As a romance writer, I think I have a slightly different take on Valentine’s Day than the average person. In order to write a book that comes out on Valentine’s day, chances are it was written in the summer time. No hearts and flowers around to set the mood, unless I do it myself.
I just saw the new episode of one of my favorite shows, The Rookie (insert big sigh here) which of course had a big focus on Valentine’s day. It said something that wasn’t at all surprising. It said, and I believe this is based on fact, that Valentine’s day is a hard day for the police force, as there are a lot of disappointed people who act out, a lot of heartbroken people, and a lot of people who fight over those limited prime things to buy and/or do on that one short day. One of the major characters took his wife out for dinner specifically the day before Valentine’s day to avoid the rush and especially to avoid the jacked up prices of Valentine’s Day specials and promos. Smart!!!
Last Saturday my band played at a Valentine’s Day Dessert and Dance, which was the weekend before Valentine’s Day, to do it on a Saturday.
If you choose to be alone, or find yourself alone on Valentine’s Day, though, I have a suggestion. Read a good Christmas book. Ho Ho Ho.
There is definitely a tie between books and weather.
As a reader, when do you want to read a Christmas story? While I am sure that most of us rabid readers have all read a few Christmas stories in the summer, the preferred time to read a seasonal story is in the season. Valentines Day books. Christmas books. There aren’t many that I’ve seen, but Eastertime stories. Thanksgiving (slightly different if you are in the USA or Canada). Summer vacation. The list goes on.
But here’s the thing. It takes time to write a book. Then time to get it edited and proofread, then formatted. It also takes time to get a good cover designed. Add all these things up, and chances are, a writer is not writing a book in the season in which it is written.
I don’t know if I’ve ever written and completed a book in the season in which it was published. I’ve written a number of Christmas books, the most recent for Harlequin, The Best Man’s Holiday Romance. It was written mostly in the summer. Outside, on the back deck, in bare feet and wearing shorts. My iced tea was the only thing cold.

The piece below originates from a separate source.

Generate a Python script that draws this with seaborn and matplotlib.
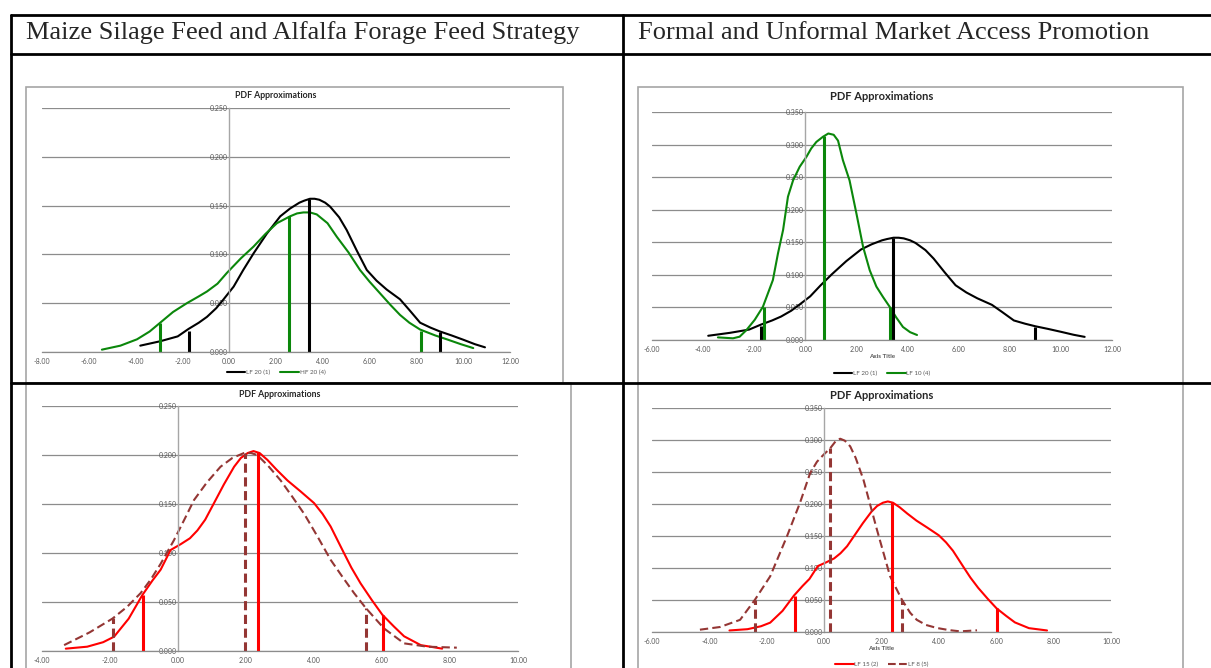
import numpy as np
import matplotlib.pyplot as plt
import seaborn as sns
from matplotlib.lines import Line2D
from matplotlib.patches import Rectangle
from matplotlib.ticker import MultipleLocator, FormatStrFormatter

# DATA
header_left = "Maize Silage Feed and Alfalfa Forage Feed Strategy"
header_right = "Formal and Unformal Market Access Promotion"
chart_title = "PDF Approximations"

lf20_x = [-3.80, -2.95, -2.2, -1.74, -1.3, -0.95, -0.55, -0.24, 0.19, 0.6, 1.04, 1.6, 2.18, 2.6, 3.0, 3.2,
          3.45, 3.65, 3.85, 4.1, 4.31, 4.7, 5.02, 5.45, 5.88, 6.3, 6.73, 7.30, 7.7, 8.16, 8.6, 9.01,
          9.5, 10.0, 10.5, 10.93]
lf20_y = [0.0065, 0.011, 0.016, 0.0236, 0.030, 0.036, 0.045, 0.054, 0.067, 0.084, 0.101, 0.121, 0.139, 0.147,
          0.153, 0.155, 0.157, 0.157, 0.156, 0.153, 0.149, 0.138, 0.125, 0.104, 0.084, 0.073, 0.064, 0.054,
          0.043, 0.030, 0.025, 0.021, 0.017, 0.0126, 0.008, 0.0048]
lf20_mark_x = [-1.72, 3.42, 9.0]
lf20_mark_y = [0.022, 0.157, 0.020]

hf20_x = [-5.44, -4.65, -3.94, -3.4, -2.95, -2.4, -1.81, -1.3, -0.95, -0.5, -0.10, 0.5, 1.04, 1.55, 2.04,
          2.6, 2.9, 3.17, 3.45, 3.74, 4.2, 4.6, 5.1, 5.59, 6.0, 6.45, 6.9, 7.30, 7.7, 8.16, 8.8, 9.30,
          9.9, 10.43]
hf20_y = [0.0024, 0.0065, 0.013, 0.021, 0.030, 0.041, 0.050, 0.057, 0.062, 0.070, 0.081, 0.096, 0.108, 0.121,
          0.132, 0.139, 0.142, 0.143, 0.143, 0.141, 0.132, 0.118, 0.102, 0.084, 0.072, 0.060, 0.048, 0.038,
          0.030, 0.023, 0.017, 0.013, 0.008, 0.004]
hf20_mark_x = [-2.95, 2.55, 8.2]
hf20_mark_y = [0.030, 0.139, 0.022]

lf10_x = [-3.42, -2.83, -2.57, -2.31, -1.98, -1.66, -1.46, -1.27, -1.07, -0.87, -0.68, -0.48, -0.22, 0.04,
          0.23, 0.43, 0.69, 0.9, 1.11, 1.28, 1.47, 1.73, 2.0, 2.26, 2.52, 2.78, 3.04, 3.30, 3.55, 3.82,
          4.1, 4.37]
lf10_y = [0.004, 0.0026, 0.0051, 0.015, 0.031, 0.051, 0.072, 0.092, 0.133, 0.169, 0.220, 0.245, 0.266, 0.281,
          0.294, 0.304, 0.312, 0.317, 0.315, 0.306, 0.276, 0.245, 0.194, 0.143, 0.107, 0.082, 0.066, 0.051,
          0.035, 0.020, 0.012, 0.0077]
lf10_mark_x = [-1.6, 0.72, 3.3]
lf10_mark_y = [0.050, 0.313, 0.050]

lf15_x = [-3.30, -2.67, -2.2, -1.88, -1.45, -1.05, -0.75, -0.51, -0.22, 0.08, 0.35, 0.57, 0.8, 1.06, 1.35,
          1.65, 1.85, 2.05, 2.22, 2.4, 2.63, 2.9, 3.22, 3.6, 4.0, 4.25, 4.49, 4.88, 5.1, 5.37, 5.7, 6.01,
          6.35, 6.65, 7.14, 7.77]
lf15_y = [0.0024, 0.0044, 0.009, 0.0146, 0.033, 0.057, 0.072, 0.083, 0.103, 0.109, 0.115, 0.123, 0.134,
          0.151, 0.170, 0.188, 0.197, 0.202, 0.204, 0.202, 0.195, 0.185, 0.174, 0.163, 0.151, 0.140, 0.127,
          0.100, 0.085, 0.069, 0.052, 0.037, 0.025, 0.015, 0.006, 0.0024]
lf15_mark_x = [-1.03, 2.36, 6.02]
lf15_mark_y = [0.057, 0.203, 0.037]

maize_dash_x = [-3.35, -2.6, -1.93, -1.5, -1.10, -0.8, -0.51, -0.12, 0.2, 0.47, 0.85, 1.25, 1.6, 1.94, 2.15,
                2.33, 2.65, 3.02, 3.35, 3.71, 4.1, 4.49, 4.85, 5.18, 5.52, 6.06, 6.65, 7.33, 8.2]
maize_dash_y = [0.006, 0.019, 0.033, 0.045, 0.059, 0.073, 0.089, 0.113, 0.135, 0.154, 0.172, 0.188, 0.197,
                0.202, 0.202, 0.200, 0.189, 0.174, 0.158, 0.140, 0.117, 0.093, 0.075, 0.059, 0.044, 0.023,
                0.0078, 0.0044, 0.0034]
maize_dash_mark_x = [-1.92, 1.98, 5.52]
maize_dash_mark_y = [0.034, 0.202, 0.044]

lf8_x = [-4.33, -3.63, -2.93, -2.41, -1.88, -1.30, -0.84, -0.49, -0.25, -0.02, 0.21, 0.4, 0.56, 0.72, 0.91,
         1.1, 1.37, 1.84, 2.30, 2.71, 3.0, 3.23, 3.55, 3.93, 4.35, 4.74, 5.33]
lf8_y = [0.0036, 0.0078, 0.019, 0.0505, 0.087, 0.149, 0.202, 0.248, 0.266, 0.277, 0.287, 0.298, 0.302, 0.299,
         0.290, 0.272, 0.238, 0.160, 0.087, 0.0505, 0.030, 0.019, 0.011, 0.0063, 0.003, 0.001, 0.0026]
lf8_mark_x = [-2.41, 0.21, 2.71]
lf8_mark_y = [0.050, 0.288, 0.050]

# STYLE SETTINGS
sns.set_style("white")
plt.rcParams["font.family"] = ["Lato", "DejaVu Sans"]

BLACK = "#000000"
GREEN = "#0b870b"
RED = "#ff0000"
BROWN = "#943634"
GRID = "#8c8c8c"
LABEL = "#595959"

W, H = 1211, 668
fig = plt.figure(figsize=(W / 100, H / 100), dpi=100)


def fx(px):
    return px / W


def fy(py):
    return 1 - py / H


# table frame
for x0, y0, x1, y1 in [(11, 15, 1211, 15), (11, 54, 1211, 54), (11, 383, 1211, 383),
                       (11, 15, 11, 668), (623, 15, 623, 668)]:
    fig.add_artist(Line2D([fx(x0), fx(x1)], [fy(y0), fy(y1)], color="black", lw=2.0,
                          transform=fig.transFigure))

fig.text(fx(26), fy(33), header_left, family="Liberation Serif", fontsize=19, va="center")
fig.text(fx(638), fy(33), header_right, family="Liberation Serif", fontsize=19, va="center")

# chart borders
for x0, y0, x1, y1 in [(26, 87, 563, 383), (638, 87, 1183, 383), (26, 383, 571, 720), (638, 383, 1183, 720)]:
    fig.add_artist(Rectangle((fx(x0), fy(y1)), fx(x1) - fx(x0), fy(y0) - fy(y1), fill=False,
                             edgecolor="#a6a6a6", lw=1.2, transform=fig.transFigure))


def make_axes(xl, xr, xmin, xmax, ytop, ybot, ymax, minor):
    ax = fig.add_axes([fx(xl), fy(ybot), fx(xr) - fx(xl), fy(ytop) - fy(ybot)])
    ax.patch.set_alpha(0)
    ax.set_xlim(xmin, xmax)
    ax.set_ylim(0, ymax)
    ax.xaxis.set_major_locator(MultipleLocator(2))
    if minor:
        ax.xaxis.set_minor_locator(MultipleLocator(0.4))
    ax.yaxis.set_major_locator(MultipleLocator(0.05))
    ax.xaxis.set_major_formatter(FormatStrFormatter("%.2f"))
    ax.yaxis.set_major_formatter(FormatStrFormatter("%.3f"))
    ax.yaxis.grid(True, color=GRID, lw=0.9)
    ax.xaxis.grid(False)
    for s in ["top", "right"]:
        ax.spines[s].set_visible(False)
    ax.spines["left"].set_position(("data", 0))
    ax.spines["left"].set_color("#a6a6a6")
    ax.spines["left"].set_linewidth(1.0)
    ax.spines["bottom"].set_color(GRID)
    ax.spines["bottom"].set_linewidth(0.9)
    ax.tick_params(axis="y", length=0, pad=1, labelsize=5, labelcolor=LABEL)
    ax.tick_params(axis="x", which="both", direction="inout", length=3, width=0.7, color=GRID,
                   pad=2.5, labelsize=5, labelcolor=LABEL)
    ax.tick_params(axis="x", which="minor", length=2)
    ax.set_xlabel("")
    ax.set_ylabel("")
    return ax, ybot - ytop


def curve(ax, x, y, color, label, dashed=False):
    ls = (0, (4, 2)) if dashed else "-"
    sns.lineplot(x=x, y=y, color=color, lw=1.5, linestyle=ls, sort=False, estimator=None,
                 label=label, ax=ax, legend=False, solid_joinstyle="round",
                 dash_joinstyle="round")


def marks(ax, x, y, color, dashed=False):
    ax.vlines(x, 0, y, colors=color, lw=2.2, linestyles=(0, (3, 1.5)) if dashed else "solid")


def legend(ax, frac):
    lines = [l for l in ax.get_lines() if not l.get_label().startswith("_")]
    handles = [Line2D([], [], color=l.get_color(), lw=1.5, linestyle=l.get_linestyle()) for l in lines]
    labels = [l.get_label() for l in lines]
    ax.legend(handles, labels, loc="center", bbox_to_anchor=(0.5, frac), ncol=2, frameon=False,
              fontsize=4.5, handlelength=3.0, handletextpad=0.1, columnspacing=1.6,
              labelcolor=LABEL)


def title(ax, frac, size):
    ax.text(0.5, frac, chart_title, transform=ax.transAxes, ha="center", va="center",
            fontsize=size, weight="bold", color="#262626")


def axis_title(ax, frac):
    ax.text(0.5, frac, "Axis Title", transform=ax.transAxes, ha="center", va="center",
            fontsize=4.5, weight="bold", color=LABEL)


# TOP LEFT
ax1, h1 = make_axes(42, 510, -8, 12, 108, 352, 0.25, False)
curve(ax1, lf20_x, lf20_y, BLACK, "LF 20 (1)")
curve(ax1, hf20_x, hf20_y, GREEN, "HF 20 (4)")
marks(ax1, lf20_mark_x, lf20_mark_y, BLACK)
marks(ax1, hf20_mark_x, hf20_mark_y, GREEN)
title(ax1, (352 - 96) / h1, 6.3)
legend(ax1, (352 - 372) / h1)

# TOP RIGHT
ax2, h2 = make_axes(652, 1112, -6, 12, 112, 340, 0.35, True)
curve(ax2, lf20_x, lf20_y, BLACK, "LF 20 (1)")
curve(ax2, lf10_x, lf10_y, GREEN, "LF 10 (4)")
marks(ax2, lf20_mark_x, lf20_mark_y, BLACK)
marks(ax2, lf10_mark_x, lf10_mark_y, GREEN)
title(ax2, (340 - 97) / h2, 8)
axis_title(ax2, (340 - 357) / h2)
legend(ax2, (340 - 373) / h2)

# BOTTOM LEFT
ax3, h3 = make_axes(42, 518, -4, 10, 406, 651, 0.25, False)
curve(ax3, lf15_x, lf15_y, RED, "LF 15 (2)")
curve(ax3, maize_dash_x, maize_dash_y, BROWN, "_dashed", dashed=True)
marks(ax3, lf15_mark_x, lf15_mark_y, RED)
marks(ax3, maize_dash_mark_x, maize_dash_mark_y, BROWN, dashed=True)
title(ax3, (651 - 394) / h3, 6.3)

# BOTTOM RIGHT
ax4, h4 = make_axes(652, 1111, -6, 10, 408, 632, 0.35, True)
curve(ax4, lf15_x, lf15_y, RED, "LF 15 (2)")
curve(ax4, lf8_x, lf8_y, BROWN, "LF 8 (5)", dashed=True)
marks(ax4, lf15_mark_x, lf15_mark_y, RED)
marks(ax4, lf8_mark_x, lf8_mark_y, BROWN, dashed=True)
title(ax4, (632 - 395) / h4, 8)
axis_title(ax4, (632 - 648) / h4)
legend(ax4, (632 - 664) / h4)

plt.savefig("out.png", dpi=100)
plt.close()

I’ve also written summer themed books in the middle of winter, when it was snowing, and I would rather eat wieners and beans for supper than go outside and do the grocery shopping. Thinking about the summer weather was no more than wishful thinking.
So my answer to that question is, yes, weather does inspire a book. Because most of the time, it’s wishful thinking. And that’s the most inspirational of all.